Information provided:
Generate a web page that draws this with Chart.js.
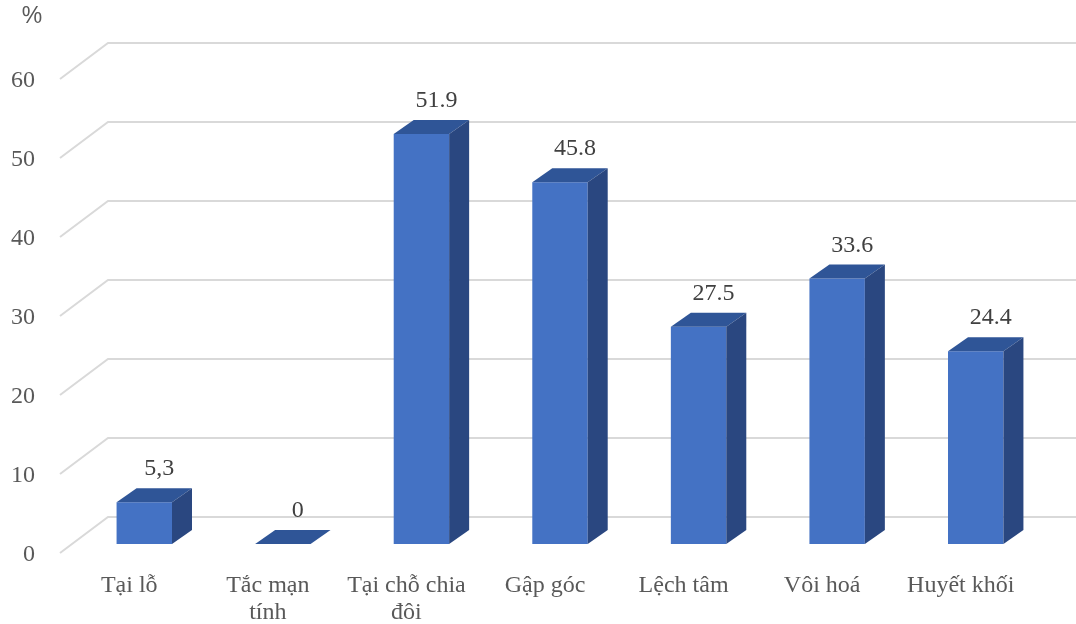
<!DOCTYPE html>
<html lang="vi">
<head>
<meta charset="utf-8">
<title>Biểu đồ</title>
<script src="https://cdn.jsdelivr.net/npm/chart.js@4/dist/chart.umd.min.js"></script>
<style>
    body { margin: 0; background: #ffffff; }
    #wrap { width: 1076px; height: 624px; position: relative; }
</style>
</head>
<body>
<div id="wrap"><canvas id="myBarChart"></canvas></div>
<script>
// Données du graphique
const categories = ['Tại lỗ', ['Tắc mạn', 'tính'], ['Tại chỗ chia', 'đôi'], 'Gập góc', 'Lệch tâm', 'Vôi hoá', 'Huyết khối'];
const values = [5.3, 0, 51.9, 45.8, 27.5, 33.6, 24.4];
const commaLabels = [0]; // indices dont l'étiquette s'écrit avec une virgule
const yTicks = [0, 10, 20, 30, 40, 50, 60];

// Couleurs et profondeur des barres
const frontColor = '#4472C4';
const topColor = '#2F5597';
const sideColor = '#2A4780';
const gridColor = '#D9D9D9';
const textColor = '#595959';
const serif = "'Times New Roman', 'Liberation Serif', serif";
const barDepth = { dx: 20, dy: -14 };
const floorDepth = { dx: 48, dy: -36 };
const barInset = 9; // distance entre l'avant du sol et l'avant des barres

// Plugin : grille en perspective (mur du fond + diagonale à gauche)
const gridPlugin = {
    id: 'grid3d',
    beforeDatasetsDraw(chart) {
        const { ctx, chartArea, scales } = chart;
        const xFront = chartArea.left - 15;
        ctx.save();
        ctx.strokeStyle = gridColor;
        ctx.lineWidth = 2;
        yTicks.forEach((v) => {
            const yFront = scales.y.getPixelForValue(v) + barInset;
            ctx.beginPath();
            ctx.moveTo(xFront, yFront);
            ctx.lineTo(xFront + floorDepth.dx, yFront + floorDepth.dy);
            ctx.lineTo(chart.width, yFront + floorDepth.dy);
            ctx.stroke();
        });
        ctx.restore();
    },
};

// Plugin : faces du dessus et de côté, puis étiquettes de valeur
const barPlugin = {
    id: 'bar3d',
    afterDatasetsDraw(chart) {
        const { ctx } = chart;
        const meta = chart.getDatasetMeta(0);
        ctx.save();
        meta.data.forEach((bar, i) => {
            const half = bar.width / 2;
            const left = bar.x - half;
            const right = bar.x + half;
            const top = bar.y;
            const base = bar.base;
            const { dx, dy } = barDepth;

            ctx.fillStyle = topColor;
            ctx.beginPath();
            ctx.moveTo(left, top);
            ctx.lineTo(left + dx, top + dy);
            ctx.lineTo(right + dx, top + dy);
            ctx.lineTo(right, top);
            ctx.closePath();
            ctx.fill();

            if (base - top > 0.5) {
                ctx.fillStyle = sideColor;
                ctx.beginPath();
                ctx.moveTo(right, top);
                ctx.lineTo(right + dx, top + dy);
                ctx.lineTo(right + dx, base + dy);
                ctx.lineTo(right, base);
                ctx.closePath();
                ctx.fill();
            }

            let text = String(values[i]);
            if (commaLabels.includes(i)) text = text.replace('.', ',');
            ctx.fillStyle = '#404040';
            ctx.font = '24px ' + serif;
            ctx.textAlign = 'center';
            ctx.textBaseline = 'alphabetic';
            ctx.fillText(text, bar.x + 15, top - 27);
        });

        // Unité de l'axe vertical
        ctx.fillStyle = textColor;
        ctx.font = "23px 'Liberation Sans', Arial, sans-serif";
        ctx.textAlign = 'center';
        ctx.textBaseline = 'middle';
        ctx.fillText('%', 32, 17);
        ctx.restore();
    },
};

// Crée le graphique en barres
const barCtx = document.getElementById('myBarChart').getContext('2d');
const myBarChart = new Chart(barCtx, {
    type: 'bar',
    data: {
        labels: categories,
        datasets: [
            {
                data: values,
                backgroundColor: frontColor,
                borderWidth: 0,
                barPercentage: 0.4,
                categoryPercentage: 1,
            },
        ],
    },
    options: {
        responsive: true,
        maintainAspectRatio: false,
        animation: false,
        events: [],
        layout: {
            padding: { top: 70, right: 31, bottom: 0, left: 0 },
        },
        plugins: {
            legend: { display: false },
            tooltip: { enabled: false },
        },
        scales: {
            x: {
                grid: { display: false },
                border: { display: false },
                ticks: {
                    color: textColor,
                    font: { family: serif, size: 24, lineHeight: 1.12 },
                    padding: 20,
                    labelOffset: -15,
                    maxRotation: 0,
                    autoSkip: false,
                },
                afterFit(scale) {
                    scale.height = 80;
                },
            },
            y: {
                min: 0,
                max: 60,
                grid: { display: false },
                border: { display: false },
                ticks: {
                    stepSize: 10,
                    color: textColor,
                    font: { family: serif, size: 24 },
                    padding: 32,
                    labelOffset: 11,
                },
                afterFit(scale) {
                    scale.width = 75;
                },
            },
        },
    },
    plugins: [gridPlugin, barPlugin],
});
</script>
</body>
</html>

Work instructions: Output the data above without changes, apart from leaving out the pictures.

Answer in full:
Generate a web page that draws this with Chart.js.
<!DOCTYPE html>
<html lang="vi">
<head>
<meta charset="utf-8">
<title>Biểu đồ</title>
<script src="https://cdn.jsdelivr.net/npm/chart.js@4/dist/chart.umd.min.js"></script>
<style>
    body { margin: 0; background: #ffffff; }
    #wrap { width: 1076px; height: 624px; position: relative; }
</style>
</head>
<body>
<div id="wrap"><canvas id="myBarChart"></canvas></div>
<script>
// Données du graphique
const categories = ['Tại lỗ', ['Tắc mạn', 'tính'], ['Tại chỗ chia', 'đôi'], 'Gập góc', 'Lệch tâm', 'Vôi hoá', 'Huyết khối'];
const values = [5.3, 0, 51.9, 45.8, 27.5, 33.6, 24.4];
const commaLabels = [0]; // indices dont l'étiquette s'écrit avec une virgule
const yTicks = [0, 10, 20, 30, 40, 50, 60];

// Couleurs et profondeur des barres
const frontColor = '#4472C4';
const topColor = '#2F5597';
const sideColor = '#2A4780';
const gridColor = '#D9D9D9';
const textColor = '#595959';
const serif = "'Times New Roman', 'Liberation Serif', serif";
const barDepth = { dx: 20, dy: -14 };
const floorDepth = { dx: 48, dy: -36 };
const barInset = 9; // distance entre l'avant du sol et l'avant des barres

// Plugin : grille en perspective (mur du fond + diagonale à gauche)
const gridPlugin = {
    id: 'grid3d',
    beforeDatasetsDraw(chart) {
        const { ctx, chartArea, scales } = chart;
        const xFront = chartArea.left - 15;
        ctx.save();
        ctx.strokeStyle = gridColor;
        ctx.lineWidth = 2;
        yTicks.forEach((v) => {
            const yFront = scales.y.getPixelForValue(v) + barInset;
            ctx.beginPath();
            ctx.moveTo(xFront, yFront);
            ctx.lineTo(xFront + floorDepth.dx, yFront + floorDepth.dy);
            ctx.lineTo(chart.width, yFront + floorDepth.dy);
            ctx.stroke();
        });
        ctx.restore();
    },
};

// Plugin : faces du dessus et de côté, puis étiquettes de valeur
const barPlugin = {
    id: 'bar3d',
    afterDatasetsDraw(chart) {
        const { ctx } = chart;
        const meta = chart.getDatasetMeta(0);
        ctx.save();
        meta.data.forEach((bar, i) => {
            const half = bar.width / 2;
            const left = bar.x - half;
            const right = bar.x + half;
            const top = bar.y;
            const base = bar.base;
            const { dx, dy } = barDepth;

            ctx.fillStyle = topColor;
            ctx.beginPath();
            ctx.moveTo(left, top);
            ctx.lineTo(left + dx, top + dy);
            ctx.lineTo(right + dx, top + dy);
            ctx.lineTo(right, top);
            ctx.closePath();
            ctx.fill();

            if (base - top > 0.5) {
                ctx.fillStyle = sideColor;
                ctx.beginPath();
                ctx.moveTo(right, top);
                ctx.lineTo(right + dx, top + dy);
                ctx.lineTo(right + dx, base + dy);
                ctx.lineTo(right, base);
                ctx.closePath();
                ctx.fill();
            }

            let text = String(values[i]);
            if (commaLabels.includes(i)) text = text.replace('.', ',');
            ctx.fillStyle = '#404040';
            ctx.font = '24px ' + serif;
            ctx.textAlign = 'center';
            ctx.textBaseline = 'alphabetic';
            ctx.fillText(text, bar.x + 15, top - 27);
        });

        // Unité de l'axe vertical
        ctx.fillStyle = textColor;
        ctx.font = "23px 'Liberation Sans', Arial, sans-serif";
        ctx.textAlign = 'center';
        ctx.textBaseline = 'middle';
        ctx.fillText('%', 32, 17);
        ctx.restore();
    },
};

// Crée le graphique en barres
const barCtx = document.getElementById('myBarChart').getContext('2d');
const myBarChart = new Chart(barCtx, {
    type: 'bar',
    data: {
        labels: categories,
        datasets: [
            {
                data: values,
                backgroundColor: frontColor,
                borderWidth: 0,
                barPercentage: 0.4,
                categoryPercentage: 1,
            },
        ],
    },
    options: {
        responsive: true,
        maintainAspectRatio: false,
        animation: false,
        events: [],
        layout: {
            padding: { top: 70, right: 31, bottom: 0, left: 0 },
        },
        plugins: {
            legend: { display: false },
            tooltip: { enabled: false },
        },
        scales: {
            x: {
                grid: { display: false },
                border: { display: false },
                ticks: {
                    color: textColor,
                    font: { family: serif, size: 24, lineHeight: 1.12 },
                    padding: 20,
                    labelOffset: -15,
                    maxRotation: 0,
                    autoSkip: false,
                },
                afterFit(scale) {
                    scale.height = 80;
                },
            },
            y: {
                min: 0,
                max: 60,
                grid: { display: false },
                border: { display: false },
                ticks: {
                    stepSize: 10,
                    color: textColor,
                    font: { family: serif, size: 24 },
                    padding: 32,
                    labelOffset: 11,
                },
                afterFit(scale) {
                    scale.width = 75;
                },
            },
        },
    },
    plugins: [gridPlugin, barPlugin],
});
</script>
</body>
</html>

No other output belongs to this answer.